From mboxrd@z Thu Jan  1 00:00:00 1970
From: ebiederm@xmission.com (Eric W. Biederman)
Subject: Re: [PATCH v4 03/21] fs: Allow sysfs and cgroupfs to share super blocks between user namespaces
Date: Tue, 17 May 2016 17:39:33 -0500
Message-ID: <87shxgxqai.fsf@x220.int.ebiederm.org>
References: <1461699046-30485-1-git-send-email-seth.forshee@canonical.com>
	<1461699046-30485-4-git-send-email-seth.forshee@canonical.com>
Mime-Version: 1.0
Content-Type: text/plain
Return-path: <linux-bcache-owner@vger.kernel.org>
In-Reply-To: <1461699046-30485-4-git-send-email-seth.forshee@canonical.com>
	(Seth Forshee's message of "Tue, 26 Apr 2016 14:30:26 -0500")
Sender: linux-bcache-owner@vger.kernel.org
To: Seth Forshee <seth.forshee@canonical.com>
Cc: Alexander Viro <viro@zeniv.linux.org.uk>, Greg Kroah-Hartman <gregkh@linuxfoundation.org>, Jeff Layton <jlayton@poochiereds.net>, "J. Bruce Fields" <bfields@fieldses.org>, Tejun Heo <tj@kernel.org>, Li Zefan <lizefan@huawei.com>, Johannes Weiner <hannes@cmpxchg.org>, Serge Hallyn <serge.hallyn@canonical.com>, Richard Weinberger <richard.weinberger@gmail.com>, Austin S Hemmelgarn <ahferroin7@gmail.com>, Miklos Szeredi <mszeredi@redhat.com>, Pavel Tikhomirov <ptikhomirov@virtuozzo.com>, linux-kernel@vger.kernel.org, linux-bcache@vger.kernel.org, dm-devel@redhat.com, linux-raid@vger.kernel.org, linux-mtd@lists.infradead.org, linux-fsdevel@vger.kernel.org, fuse-devel@lists.sourceforge.net, linux-security-module@vger.kernel.org, selinux@tycho.nsa.gov, cgroups@vger.kernel.org
List-Id: linux-raid.ids

Seth Forshee <seth.forshee@canonical.com> writes:

> Both of these filesystems already have use cases for mounting the
> same super block from multiple user namespaces.
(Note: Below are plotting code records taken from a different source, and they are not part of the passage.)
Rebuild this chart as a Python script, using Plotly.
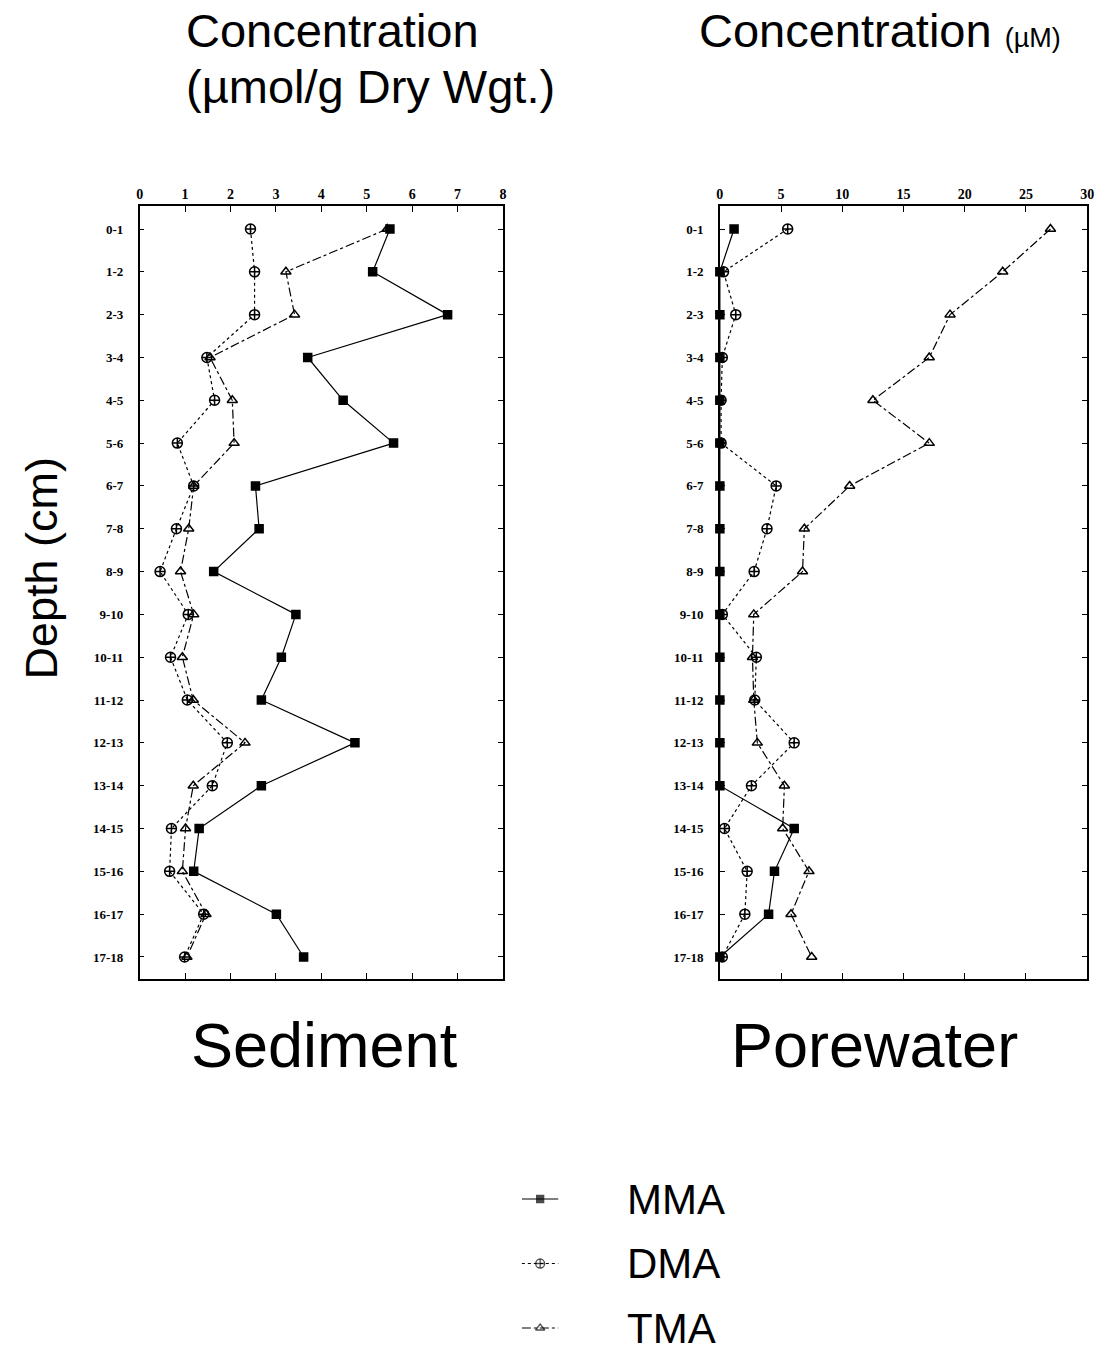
import plotly.graph_objects as go

# Depth intervals (cm)
depth = ["0-1", "1-2", "2-3", "3-4", "4-5", "5-6", "6-7", "7-8", "8-9",
         "9-10", "10-11", "11-12", "12-13", "13-14", "14-15", "15-16", "16-17", "17-18"]

# Sediment concentrations (umol/g dry weight)
sed_mma = [5.51, 5.13, 6.78, 3.70, 4.48, 5.59, 2.55, 2.63, 1.63, 3.44, 3.12, 2.68, 4.74, 2.68, 1.31, 1.19, 3.01, 3.61]
sed_dma = [2.44, 2.53, 2.53, 1.48, 1.65, 0.83, 1.19, 0.81, 0.45, 1.07, 0.68, 1.05, 1.93, 1.60, 0.70, 0.66, 1.41, 0.99]
sed_tma = [5.45, 3.22, 3.41, 1.55, 2.04, 2.08, 1.19, 1.08, 0.90, 1.19, 0.94, 1.18, 2.32, 1.18, 1.01, 0.94, 1.46, 1.04]

# Porewater concentrations (uM)
pw_mma = [1.16, 0, 0, 0, 0, 0, 0, 0, 0, 0, 0, 0, 0, 0, 6.07, 4.46, 3.98, 0]
pw_dma = [5.54, 0.3, 1.3, 0.2, 0.1, 0.1, 4.6, 3.85, 2.8, 0.2, 2.98, 2.85, 6.07, 2.58, 0.38, 2.23, 2.04, 0.2]
pw_tma = [27.0, 23.1, 18.8, 17.1, 12.5, 17.1, 10.6, 6.9, 6.75, 2.77, 2.66, 2.77, 3.06, 5.27, 5.13, 7.28, 5.81, 7.5]

species = ["MMA", "DMA", "TMA"]
sed_ticks = [0, 1, 2, 3, 4, 5, 6, 7, 8]
pw_ticks = [0, 5, 10, 15, 20, 25, 30]

W, H = 1114, 1352
styles = {
    "MMA": dict(dash="solid", symbol="square", size=8),
    "DMA": dict(dash="dot", symbol="circle-cross-open", size=10),
    "TMA": dict(dash="dashdot", symbol="triangle-up-open", size=9),
}

fig = go.Figure()

def add_profile(name, xs, xa, ya):
    st = styles[name]
    fig.add_trace(go.Scatter(
        x=xs, y=depth, xaxis=xa, yaxis=ya, mode="lines+markers", name=name,
        showlegend=False, cliponaxis=False,
        line=dict(color="black", width=1.2, dash=st["dash"]),
        marker=dict(symbol=st["symbol"], size=st["size"], color="black",
                    line=dict(color="black", width=1.5)),
    ))

for name, xs in zip(species, [sed_mma, sed_dma, sed_tma]):
    add_profile(name, xs, "x", "y")
for name, xs in zip(species, [pw_mma, pw_dma, pw_tma]):
    add_profile(name, xs, "x2", "y2")

# Legend samples drawn on a hidden helper axis
for i, name in enumerate(species):
    st = styles[name]
    fig.add_trace(go.Scatter(
        x=[0, 0.5, 1], y=[i, i, i], xaxis="x3", yaxis="y3", mode="lines+markers",
        showlegend=False, hoverinfo="skip",
        line=dict(color="black", width=1.2, dash=st["dash"]),
        marker=dict(symbol=st["symbol"], size=[0, st["size"] - 1, 0], color="black",
                    line=dict(color="black", width=1.3)),
    ))

def px_x(p):
    return p / W

def px_y(p):
    return 1 - p / H

tickfont = dict(family="Liberation Serif", size=14, color="black", weight="bold")
ydom = [px_y(979), px_y(206)]
yrange = [17.514, -0.537]

common_x = dict(side="top", showline=True, linecolor="black", linewidth=1.5, mirror="ticks",
                ticks="inside", ticklen=6, tickwidth=1.2, tickcolor="black",
                showgrid=False, zeroline=False, tickfont=tickfont)
common_y = dict(type="category", categoryarray=depth, range=yrange, showline=True,
                linecolor="black", linewidth=1.5, mirror="ticks", ticks="inside",
                ticklen=5, tickwidth=1.2, tickcolor="black", showgrid=False,
                zeroline=False, tickfont=dict(tickfont, size=13), ticklabelstandoff=12)

fig.update_layout(
    width=W, height=H, margin=dict(l=0, r=0, t=0, b=0),
    paper_bgcolor="white", plot_bgcolor="white",
    xaxis=dict(common_x, domain=[px_x(137), px_x(504)], range=[0, 8], tickvals=sed_ticks, anchor="y"),
    yaxis=dict(common_y, domain=ydom, anchor="x"),
    xaxis2=dict(common_x, domain=[px_x(723), px_x(1094)], range=[0, 30], tickvals=pw_ticks, anchor="y2"),
    yaxis2=dict(common_y, domain=ydom, anchor="x2"),
    xaxis3=dict(domain=[px_x(523), px_x(560)], range=[0, 1], visible=False, anchor="y3"),
    yaxis3=dict(domain=[0, px_y(1170)], range=[2.372, -0.45], visible=False, anchor="x3"),
)

sans = "Liberation Sans, Arial, sans-serif"
ann = []
ann.append(dict(text="Concentration", x=px_x(182), y=px_y(31), xref="paper", yref="paper",
                xanchor="left", yanchor="middle", showarrow=False,
                font=dict(family=sans, size=47, color="black")))
ann.append(dict(text="(µmol/g Dry Wgt.)", x=px_x(182), y=px_y(86), xref="paper", yref="paper",
                xanchor="left", yanchor="middle", showarrow=False,
                font=dict(family=sans, size=47, color="black")))
ann.append(dict(text="Concentration <span style='font-size:27px'>(µM)</span>", x=px_x(700), y=px_y(31),
                xref="paper", yref="paper", xanchor="left", yanchor="middle", showarrow=False,
                font=dict(family=sans, size=47, color="black")))
ann.append(dict(text="Depth (cm)", x=px_x(38), y=px_y(568), xref="paper", yref="paper",
                xanchor="center", yanchor="middle", textangle=-90, showarrow=False,
                font=dict(family=sans, size=45, color="black")))
ann.append(dict(text="Sediment", x=px_x(324), y=px_y(1045), xref="paper", yref="paper",
                xanchor="center", yanchor="middle", showarrow=False,
                font=dict(family=sans, size=63, color="black")))
ann.append(dict(text="Porewater", x=px_x(879), y=px_y(1045), xref="paper", yref="paper",
                xanchor="center", yanchor="middle", showarrow=False,
                font=dict(family=sans, size=63, color="black")))
for i, name in enumerate(species):
    ann.append(dict(text=name, x=px_x(627), y=i, xref="paper", yref="y3",
                    xanchor="left", yanchor="middle", showarrow=False,
                    font=dict(family=sans, size=42, color="black")))
fig.update_layout(annotations=ann)

fig.write_html("out.html")
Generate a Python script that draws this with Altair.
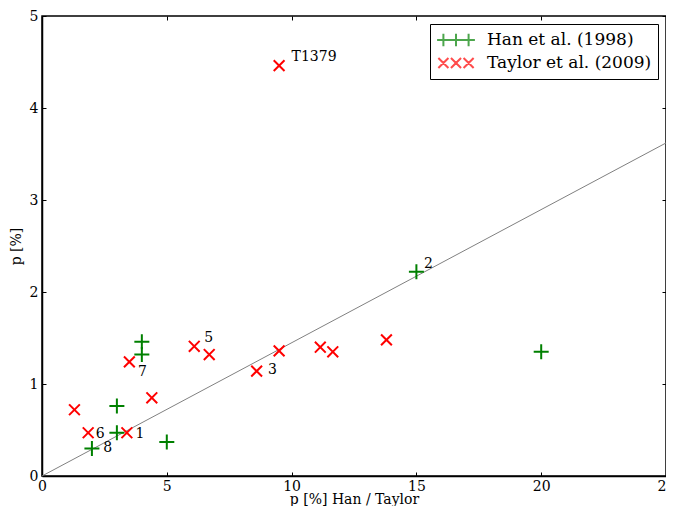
import altair as alt
import pandas as pd

# --- data ---
han_x = [15, 20, 4, 4, 3, 3, 5, 2]
han_y = [2.22, 1.35, 1.46, 1.32, 0.76, 0.47, 0.37, 0.30]

taylor_x = [9.5, 1.3, 1.85, 3.4, 3.5, 4.4, 6.1, 6.7, 8.6, 9.5, 11.15, 11.65, 13.8]
taylor_y = [4.46, 0.72, 0.47, 0.47, 1.24, 0.85, 1.41, 1.32, 1.14, 1.36, 1.40, 1.35, 1.48]

line_x = [0, 25]
line_y = [0, 3.62]

label_text = ["T1379", "2", "5", "7", "3", "6", "1", "8"]
label_x = [10.0, 15.3, 6.5, 3.85, 9.05, 2.15, 3.75, 2.45]
label_y = [4.55, 2.30, 1.50, 1.13, 1.15, 0.46, 0.46, 0.30]

series_names = ["Han et al. (1998)", "Taylor et al. (2009)"]

pts = pd.DataFrame({
    "x": han_x + taylor_x,
    "y": han_y + taylor_y,
    "series": [series_names[0]] * len(han_x) + [series_names[1]] * len(taylor_x),
})
lines = pd.DataFrame({"x": line_x, "y": line_y})
labels = pd.DataFrame({"x": label_x, "y": label_y, "t": label_text})

W, H = 624, 460
FONT = "DejaVu Serif"
COLORS = ["#008000", "#ff0000"]

PLUS = "M-1,0H1M0,-1V1"
CROSS = "M-0.72,-0.72L0.72,0.72M-0.72,0.72L0.72,-0.72"


def plus3():
    h = 1 / 3
    s = "M-1,0H1"
    for c in (-2 / 3, 0, 2 / 3):
        s += f"M{c:.4f},{-h:.4f}V{h:.4f}"
    return s


def cross3():
    d = 0.8 / 3
    s = ""
    for c in (-2 / 3, 0, 2 / 3):
        s += f"M{c - d:.4f},{-d:.4f}L{c + d:.4f},{d:.4f}M{c - d:.4f},{d:.4f}L{c + d:.4f},{-d:.4f}"
    return s


xs = alt.Scale(domain=[0, 25], nice=False, zero=False)
ys = alt.Scale(domain=[0, 5], nice=False, zero=False)

xvals = [0, 5, 10, 15, 20, 25]
yvals = [0, 1, 2, 3, 4, 5]


def inner_axis(orient, offset, vals):
    return alt.Axis(orient=orient, offset=offset, labels=False, domain=False, grid=False,
                    title=None, ticks=True, tickSize=4, tickColor="black", tickWidth=1,
                    values=vals)


points = alt.Chart(pts).mark_point(filled=False, strokeWidth=2, size=225, opacity=1).encode(
    x=alt.X("x:Q", scale=xs, axis=alt.Axis(
        orient="bottom", title="p [%] Han  / Taylor", values=xvals, format="d",
        ticks=False, tickSize=0, labelPadding=14, labelBaseline="alphabetic",
        grid=False, domainColor="black", domainWidth=1.5,
        labelFont=FONT, labelFontSize=14, labelColor="black",
        titleFont=FONT, titleFontSize=14, titleFontWeight="normal", titleColor="black",
        titleBaseline="alphabetic", titleY=27, labelFlush=False)),
    y=alt.Y("y:Q", scale=ys, axis=alt.Axis(
        orient="left", title="p [%]", values=yvals, format="d",
        ticks=False, tickSize=0, labelPadding=4, grid=False, domainColor="black",
        domainWidth=1.5, labelFont=FONT, labelFontSize=14, labelColor="black",
        titleFont=FONT, titleFontSize=14, titleFontWeight="normal", titleColor="black",
        titlePadding=6, labelFlush=False)),
    color=alt.Color("series:N", scale=alt.Scale(domain=series_names, range=COLORS), legend=None),
    shape=alt.Shape("series:N", scale=alt.Scale(domain=series_names, range=[PLUS, CROSS]),
                    legend=None),
)

legend_layer = alt.Chart(pts).transform_filter("datum.x > 1000").mark_point(
    filled=False, strokeWidth=2).encode(
    x=alt.X("x:Q", scale=xs, axis=None),
    y=alt.Y("y:Q", scale=ys, axis=None),
    color=alt.Color("series:N", scale=alt.Scale(domain=series_names, range=COLORS),
                    legend=alt.Legend(title=None, orient="top-right", offset=8)),
    shape=alt.Shape("series:N", scale=alt.Scale(domain=series_names, range=[plus3(), cross3()]),
                    legend=alt.Legend(title=None, orient="top-right", offset=8)),
)

line = alt.Chart(lines).mark_line(color="#808080", strokeWidth=1).encode(
    x=alt.X("x:Q", scale=xs, axis=inner_axis("top", -H, xvals)),
    y=alt.Y("y:Q", scale=ys, axis=inner_axis("right", -W, yvals)),
)

text = alt.Chart(labels).mark_text(align="left", baseline="middle", font=FONT,
                                   fontSize=14, color="black").encode(
    x=alt.X("x:Q", scale=xs, axis=inner_axis("bottom", -H, xvals)),
    y=alt.Y("y:Q", scale=ys, axis=inner_axis("left", -W, yvals)),
    text="t:N",
)

chart = alt.layer(line, points, text, legend_layer).resolve_axis(
    x="independent", y="independent"
).resolve_scale(color="independent", shape="independent").properties(
    width=W, height=H, autosize=alt.AutoSizeParams(type="none"),
    padding={"left": 34, "top": 8, "right": 0, "bottom": 30},
).configure_view(stroke="black", strokeWidth=1.5).configure_legend(
    strokeColor="black", fillColor="white", padding=6, cornerRadius=0,
    labelFont=FONT, labelFontSize=17, labelColor="black", symbolSize=1429,
    symbolStrokeWidth=2, rowPadding=3, labelOffset=11, clipHeight=20,
    labelLimit=400,
)

chart.save("out.html", embed_options={"renderer": "svg", "actions": False})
For sysfs this
> happens when using criu for snapshotting a container, where sysfs
> is mnounted in the containers network ns but the hosts user ns.
> The cgroup filesystem shares the same super block for all mounts
> of the same hierarchy regardless of the namespace.
>
> As a result, the restriction on mounting a super block from a
> single user namespace creates regressions for existing uses of
> these filesystems. For these specific filesystems this
> restriction isn't really necessary since the backing store is
> objects in kernel memory and thus the ids assigned from inodes
> is not subject to translation relative to s_user_ns.
>
> Add a new filesystem flag, FS_USERNS_SHARE_SB, which when set
> causes sget_userns() to skip the check of s_user_ns. Set this
> flag for the sysfs and cgroup filesystems to fix the
> regressions.

So this one needs to be sget_userns(..., &init_user_ns, ...).
And not a new special case.

Apologies for not catching this earlier.

I am looking at folding all of this into the patch that introduces
sget_userns so that even bisects won't have regresssions.

We loose the ability to call mount -o remount and actually affect
these filesystems (which we don't have without s_user_ns) but we gain a
whole lot of simplicity, and we don't break the xattr and security label
on sysfs code.

Eric